Supplied information:
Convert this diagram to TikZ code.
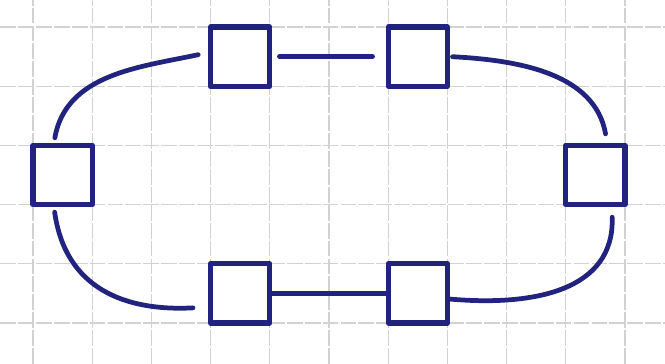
\documentclass[tikz,border=0pt]{standalone}
\usepackage{xcolor}
\usepackage{tikz}
\usetikzlibrary{calc}
\definecolor{rnInk}{HTML}{22237F}
\definecolor{rnGrid}{HTML}{D2D2D2}
\tikzset{
  station/.style={rectangle,draw=rnInk,fill=white,line width=3pt,
    minimum size=1.184cm,inner sep=0pt,line join=round},
  ringlink/.style={draw=rnInk,line width=2.7pt,line cap=round},
  gridline/.style={rnGrid,line width=0.7pt,dash pattern=on 9pt off 1.2pt},
}
\begin{document}
\begin{tikzpicture}
  \useasboundingbox (0,0) rectangle (13.3,7.28);
  \fill[white] (0,0) rectangle (13.3,7.28);

  % Squared paper
  \foreach \i in {0,...,10}
    \draw[gridline] ({0.66+1.184*\i},0) -- ++(0,7.28);
  \foreach \j in {0,...,5}
    \draw[gridline] (0,{0.82+1.184*\j}) -- ++(13.3,0);

  % Stations (one grid cell each)
  \node[station] (left)     at (1.252,3.78)  {};
  \node[station] (topleft)  at (4.804,6.148) {};
  \node[station] (topright) at (8.356,6.148) {};
  \node[station] (right)    at (11.908,3.78) {};
  \node[station] (botleft)  at (4.804,1.412) {};
  \node[station] (botright) at (8.356,1.412) {};

  % Ring
  \draw[ringlink,shorten <=0.2cm,shorten >=0.1cm]
    (topleft.173) to[out=192,in=80] (left.105);
  \draw[ringlink,shorten <=0.14cm,shorten >=0.26cm] (topleft) -- (topright);
  \draw[ringlink,shorten <=0.05cm,shorten >=0.18cm]
    (topright.east) to[out=-3,in=100] (right.70);
  \draw[ringlink,shorten <=0.2cm]
    (right.-63) to[out=-88,in=-5,looseness=1.15] (botright.-10);
  \draw[ringlink] (botright) -- (botleft);
  \draw[ringlink,shorten <=0.3cm,shorten >=0.1cm]
    (botleft.203) to[out=183,in=-82,looseness=1.15] (left.-105);
\end{tikzpicture}
\end{document}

Aim:
Repeat only the lines between the start of the data and the line with "(botright) at (8.356,1.412)", including those two lines, and skip the pictures.

The answer:
Convert this diagram to TikZ code.
\documentclass[tikz,border=0pt]{standalone}
\usepackage{xcolor}
\usepackage{tikz}
\usetikzlibrary{calc}
\definecolor{rnInk}{HTML}{22237F}
\definecolor{rnGrid}{HTML}{D2D2D2}
\tikzset{
  station/.style={rectangle,draw=rnInk,fill=white,line width=3pt,
    minimum size=1.184cm,inner sep=0pt,line join=round},
  ringlink/.style={draw=rnInk,line width=2.7pt,line cap=round},
  gridline/.style={rnGrid,line width=0.7pt,dash pattern=on 9pt off 1.2pt},
}
\begin{document}
\begin{tikzpicture}
  \useasboundingbox (0,0) rectangle (13.3,7.28);
  \fill[white] (0,0) rectangle (13.3,7.28);

  % Squared paper
  \foreach \i in {0,...,10}
    \draw[gridline] ({0.66+1.184*\i},0) -- ++(0,7.28);
  \foreach \j in {0,...,5}
    \draw[gridline] (0,{0.82+1.184*\j}) -- ++(13.3,0);

  % Stations (one grid cell each)
  \node[station] (left)     at (1.252,3.78)  {};
  \node[station] (topleft)  at (4.804,6.148) {};
  \node[station] (topright) at (8.356,6.148) {};
  \node[station] (right)    at (11.908,3.78) {};
  \node[station] (botleft)  at (4.804,1.412) {};
  \node[station] (botright) at (8.356,1.412) {};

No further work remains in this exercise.